Category Archives: Techniques

Staining poplar ply

I’m in the process of making a larger jewellery box in 6mm poplar ply. I chose poplar over birch for several reasons: 6mm birch ply is difficult to get, it is expensive and it’s at the limit of what my laser cutter can comfortably handle. The drawback of poplar is that the grain is barely visible and not nearly as beautiful as birch.

I think staining one wood to look like another wood is naff and I won’t do it. Staining wood a colour is ok for me and I’ve been experimenting with Chestnut Rainbow Colours. Chestnut’s web site looks like it fell out of a rent in the space time continuum from 1990 and I’ve never seen black in a rainbow. But the black stain, when heavily diluted, brings out poplar’s grain and looks great.

I diluted the stain 1 part stain to 12 parts Osmo Polyx oil and applied a very thin coat with a cloth. A second coat (drying a I type this) completes the finish.

Hinge glueing jig

This is the jig I use to hold the parts of my hinges in alignment while the glue dries.
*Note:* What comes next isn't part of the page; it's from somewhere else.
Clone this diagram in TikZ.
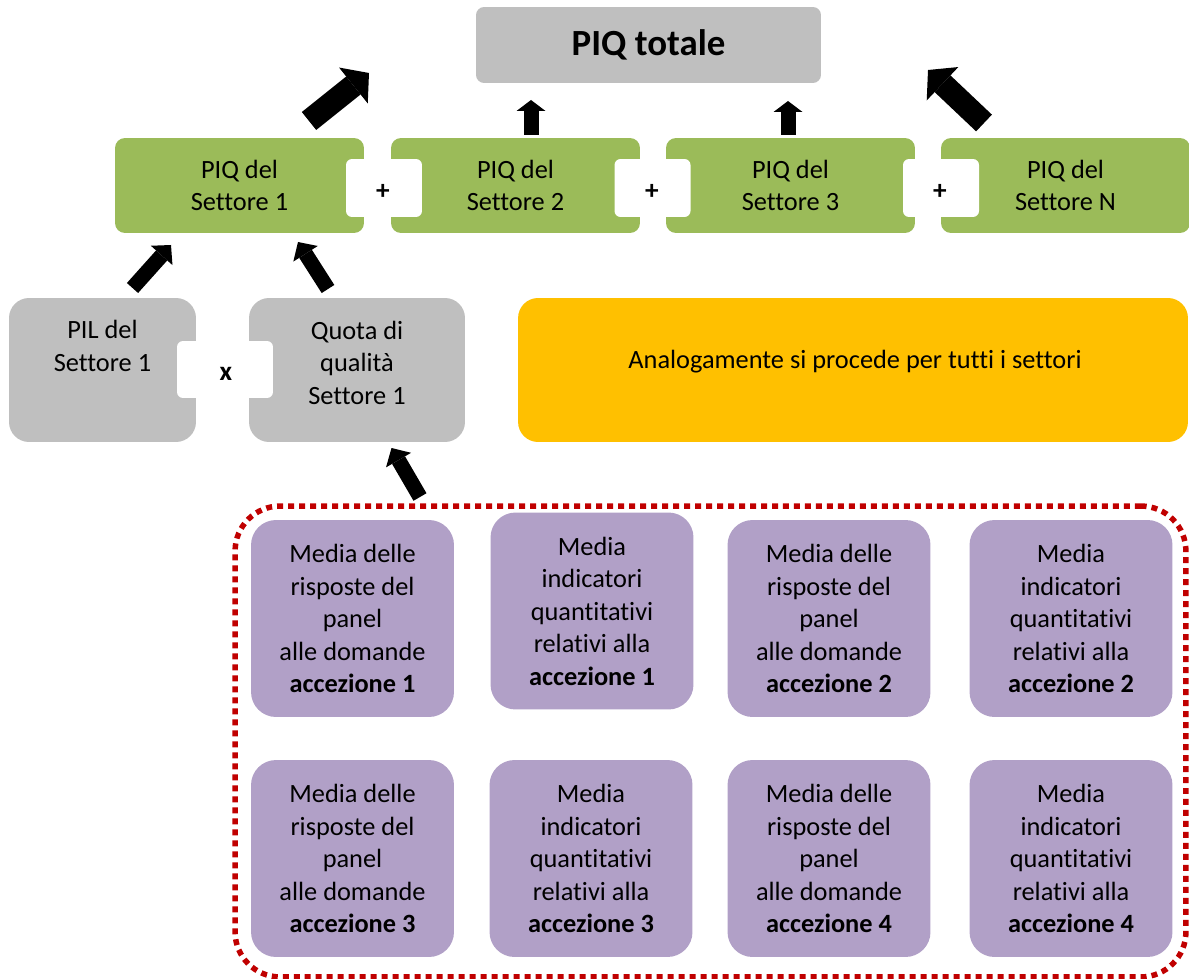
\documentclass[tikz,border=0pt]{standalone}
\usepackage{fontspec}
\setmainfont{Carlito}[Ligatures=NoCommon]
\usepackage{tikz}
\usetikzlibrary{arrows.meta, positioning}

\definecolor{piqgray}{HTML}{BFBFBF}
\definecolor{piqgreen}{HTML}{9BBB59}
\definecolor{piqpurple}{HTML}{B1A0C7}
\definecolor{piqorange}{HTML}{FFC000}
\definecolor{piqred}{HTML}{C00000}

\tikzset{
  txt/.style={font=\fontsize{15}{18.5}\selectfont, align=center, inner sep=0pt},
  optxt/.style={font=\fontsize{15.5}{18.5}\selectfont\bfseries, inner sep=0pt},
  sectorbox/.style={txt, fill=piqgreen, rounded corners=0.2cm, minimum width=4.98cm, minimum height=1.9cm},
  gapbox/.style={fill=white, rounded corners=0.12cm, minimum width=1.52cm, minimum height=1.16cm, inner sep=0pt},
  greybox/.style={fill=piqgray, rounded corners=0.4cm, minimum height=2.88cm, inner sep=0pt},
  mediabox/.style={txt, fill=piqpurple, rounded corners=0.5cm, minimum width=4.06cm, minimum height=3.94cm},
  bigarrow/.style={line width=0.46cm, -{Triangle[length=0.4cm, width=0.92cm, line width=0pt]}},
  midarrow/.style={line width=0.3cm, -{Triangle[length=0.28cm, width=0.58cm, line width=0pt]}},
  smallarrow/.style={line width=0.3cm, -{Triangle[length=0.22cm, width=0.58cm, line width=0pt]}},
}

\begin{document}
\begin{tikzpicture}[x=0.02cm, y=-0.02cm]
    \useasboundingbox (0,0) rectangle (1189,979);

    % top
    \node[fill=piqgray, rounded corners=0.16cm, minimum width=6.9cm, minimum height=1.52cm,
          font=\fontsize{21}{25}\selectfont\bfseries] (tot) at (648.5,45) {PIQ totale};

    % sectors
    \node[sectorbox] (s1) at (239.5,185.5) {PIQ del\\Settore 1};
    \node[sectorbox] (s2) at (515.5,185.5) {PIQ del\\Settore 2};
    \node[sectorbox] (s3) at (790.5,185.5) {PIQ del\\Settore 3};
    \node[sectorbox] (sN) at (1065.5,185.5) {PIQ del\\Settore N};
    \node[gapbox] (gap1) at (384,188) {};
    \node[gapbox] (gap2) at (652.5,188) {};
    \node[gapbox] (gap3) at (941,188) {};
    \node[optxt] (plus1) at (383,192) {+};
    \node[optxt] (plus2) at (652,192) {+};
    \node[optxt] (plus3) at (940,192) {+};

    % PIL x quota
    \node[greybox, minimum width=3.74cm] (pil) at (102.5,370) {};
    \node[greybox, minimum width=4.32cm] (quota) at (357,370) {};
    \node[txt] (piltxt) at (102.5,346) {PIL del\\Settore 1};
    \node[txt] (quotatxt) at (357,362.5) {Quota di\\qualità\\Settore 1};
    \node[gapbox, minimum width=1.92cm, minimum height=1.14cm] (gapx) at (225,369.5) {};
    \node[optxt] (times) at (226,374) {x};

    \node[fill=piqorange, rounded corners=0.4cm, minimum width=13.4cm, minimum height=2.88cm] (other) at (853,370) {};
    \node[txt] (othertxt) at (855,362) {Analogamente si procede per tutti i settori};

    % panel + indicatori
    \node[draw=piqred, line width=0.11cm, dash pattern=on 0.12cm off 0.1cm, rounded corners=0.9cm,
          minimum width=19.02cm, minimum height=9.42cm] (frame) at (710.5,741.5) {};
    \node[mediabox] (m1) at (352.5,618.5) {Media delle\\risposte del\\panel\\alle domande\\\textbf{accezione 1}};
    \node[mediabox] (m2) at (592,611) {Media\\indicatori\\quantitativi\\relativi alla\\\textbf{accezione 1}};
    \node[mediabox] (m3) at (829,618.5) {Media delle\\risposte del\\panel\\alle domande\\\textbf{accezione 2}};
    \node[mediabox] (m4) at (1071,618.5) {Media\\indicatori\\quantitativi\\relativi alla\\\textbf{accezione 2}};
    \node[mediabox] (m5) at (352.5,858.5) {Media delle\\risposte del\\panel\\alle domande\\\textbf{accezione 3}};
    \node[mediabox] (m6) at (591,858.5) {Media\\indicatori\\quantitativi\\relativi alla\\\textbf{accezione 3}};
    \node[mediabox] (m7) at (829,858.5) {Media delle\\risposte del\\panel\\alle domande\\\textbf{accezione 4}};
    \node[mediabox] (m8) at (1071,858.5) {Media\\indicatori\\quantitativi\\relativi alla\\\textbf{accezione 4}};

    % arrow ends
    \coordinate (s1out) at (309,121);
    \coordinate (totin1) at (369,73);
    \coordinate (s2out) at (531,135);
    \coordinate (totin2) at (531,100);
    \coordinate (s3out) at (788,135);
    \coordinate (totin3) at (788,101);
    \coordinate (sNout) at (984,123);
    \coordinate (totinN) at (928,70);
    \coordinate (pilout) at (132.5,288);
    \coordinate (s1in1) at (171,245);
    \coordinate (quotaout) at (328,289);
    \coordinate (s1in2) at (298,242);
    \coordinate (frameout) at (420,497);
    \coordinate (quotain) at (391.5,448);

    \draw[bigarrow] (s1out) -- (totin1);
    \draw[smallarrow] (s2out) -- (totin2);
    \draw[smallarrow] (s3out) -- (totin3);
    \draw[bigarrow] (sNout) -- (totinN);
    \draw[midarrow] (pilout) -- (s1in1);
    \draw[midarrow] (quotaout) -- (s1in2);
    \draw[midarrow] (frameout) -- (quotain);
\end{tikzpicture}
\end{document}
It is basically a model of the rear of one of my boxes with the back and lid in one piece.

It’s important the hinge is accurately aligned or the lid movement may be stiff when the box is assembled.

I use lots of spring clamps — they’re cheap on eBay and very versatile. I have padded the jaws of some with 1mm foam. The foam is stuck with double sided tape. It protects the edges of curved parts.

Precision assembly of a laser cut plywood box

At the moment, my work is focusing on making boxes from 4mm laser cut birch ply. Plywood less than about 11mm thick isn’t flat and so some way of holding the shape is needed if the box is to be precise. I have designed my boxes with this in mind: the lids are shallow boxes forming a “monocoque” which holds the shape once the glue is dry. To pull the parts into shape while the glue dries, I have made a series of jigs and tools. The jig is a scary looking thing. It has a series of levers to apply pressure to the joints. Opposite levers will have a rubber band stretched between them to apply the pressure.

The jig is made from 4mm MDF which takes advantage of MDF being flat. Cross pieces are dual purpose — they hold the flat shape and carry the oak dowel shafts for the levers. The levers are made from ply which is much stronger than MDF.

The corners of the box are pulled into shape with clamps. These have a rubber band stretching all the way around. I’ll use three or more bands for most boxes. For this larger box, I will glue the front, back and dividers first, clamp for 30 minutes and then glue & clamp the sides. This gives me time to carefully apply glue without getting stressed about taking too long and allowing the glue to go off. When glueing the front, back & dividers, I’ll clamp the unglued sides as well to help hold the whole thing in shape

The sides are pulled down to the base with friction clamps. I have eight of these which means I can only make one box at a time. That’s about £30 worth of clamps, a purchase I’m reluctant to repeat.

Laser cutting jig

Laser cutting 4mm ply

At the moment, I’m working almost exclusively with 4mm birch ply. Plywood thinner than about 11mm isn’t flat. A laser cutter will go out of focus if the surface of the material to be cut varies in height by more than about 1mm. So something must be done to hold the ply flat while it’s in the cutter. I have a honeycomb bed for my cutter and I tried various things to hold the ply sheet flat on this. None of these were entirely successful and this brought up a second problem: if the underside of the material being cut is in contact with the bed, it will be stained by smoke. The honeycomb bed reduces the smoke staining, but doesn’t eliminate it. This leads to lots of sanding to clean up the work.

I decided to make my own solution and came up with this cutting jig. The jig is cut from 4mm MDF. That makes good use of one of MDF’s properties: the sheets are flat. The jig is 600x400mm, the same size as the sheets of ply I am using.

I’ve been using this jig for a few months and it may be getting close to the end of its life. The surface is scorched and the glue is failing, I guess from the heat.

The ply to be cut is held above the jig’s surface with clips. The clips don’t need to be a tight fit to the jig or the ply to be cut.

Towards the centre of the sheet, an inverted clip supports the sheet at the correct height. If this is below a cut, there will be a little sanding to do after cutting to clean up the work.

Clips around the edge maintain a constant height. In the photo, there are no clips at the front as the sheet is slightly larger than the jig. There are two inverted clips under the front edge. If this edge warps upwards, I will tape it down.

This is now ready to go into the cutter.